Before we begin, it’s important to understand some of the IAM security steps that follow. First, in order to snapshot an AWS ES cluster into S3, your AWS ES cluster needs permission to write to a private S3 bucket. This requires an IAM role and policy that have the necessary permissions. Also, we’ll need to attach an IAM policy to an IAM user (creating one if necessary). The IAM user is used by our script to talk to your AWS ES cluster and by your Elastic-managed deployment to read the snapshot from your S3 bucket.

Part one – Snapshot to S3

The first part of this guide involves setting up an IAM role, policy, and user to snapshot your AWS ES cluster to S3. The AWS documentation for this process can be found here: Working with Amazon Elasticsearch Service Index Snapshots. It may help as a reference if you get stuck.

You’ll need to note several variables we’ll be using along the way. Copy and paste the following table to a notes file, where you can reference it throughout this guide.

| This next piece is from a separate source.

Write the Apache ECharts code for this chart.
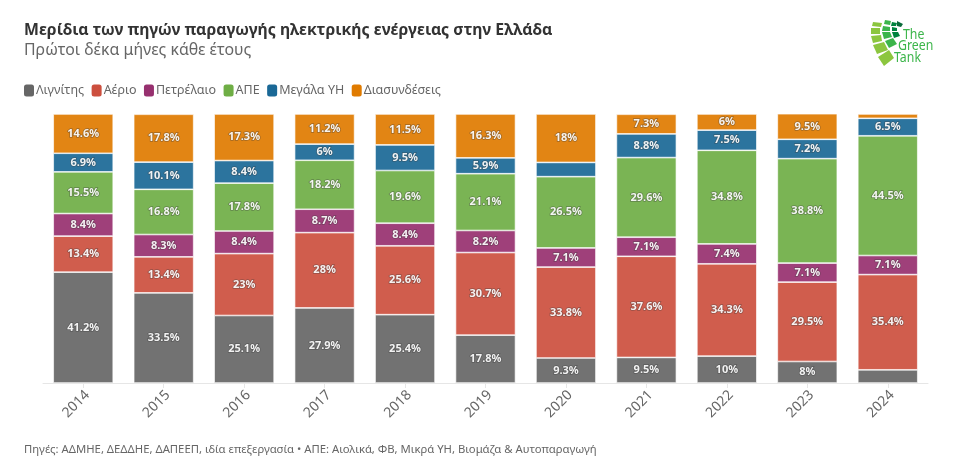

This will make it easy to fill in the values specific for your migration.

DescriptionVariableValue
AWS ES Domain ARN DOMAIN_ARN
AWS ES Endpoint URL ES_ENDPOINT
AWS ES Region ES_REGION
AWS S3 Bucket Name S3_BUCKET_NAME
AWS S3 Region S3_REGION_NAME
AWS IAM Role ARN ROLE_ARN
AWS IAM Access Key ID ACCESS_KEY
AWS IAM Secret Access Key SECRET_KEY
AWS ES Snapshot Repository SNAPSHOT_REPO my-snapshot-repo
AWS ES Snapshot Name SNAPSHOT_NAME my-snapshot

You can change the values of SNAPSHOT_REPO and SNAPSHOT_NAME or use the examples provided (i.e., “my-snapshot-repo” and “my-snapshot”).

Step 1 - Get your AWS ES info

We’ll need some basic information about your AWS ES cluster to snapshot it to S3.

  1. In your AWS Console, go to the Elasticsearch Service
  2. Select the domain of the cluster you want to snapshot
  3. Copy the “Domain ARN” value to your notes file (DOMAIN_ARN)
  4. Copy the “Endpoint” URL value to your notes file (ES_ENDPOINT)
  5. Note which AWS region (e.g., us-east-1) your AWS ES cluster is in (ES_REGION)

This information is used below in the IAM policy creation and when it’s time to issue commands to the cluster.

Step 2 - Create an AWS S3 bucket

We need to create an S3 bucket to store your snapshot.

Important: Your S3 bucket must be in the same region as your AWS ES cluster. You will be able to restore from there to an Elastic-managed deployment in any region or cloud provider (AWS, GCP, or Azure).

  1. In your AWS Console, go to the S3 service
  2. Create a private S3 bucket
    Note: If you leave the defaults, your bucket will be private and secure
  3. Copy the name of the bucket to your notes file (S3_BUCKET_NAME)
  4. Copy the region of the bucket to your notes file (S3_REGION_NAME)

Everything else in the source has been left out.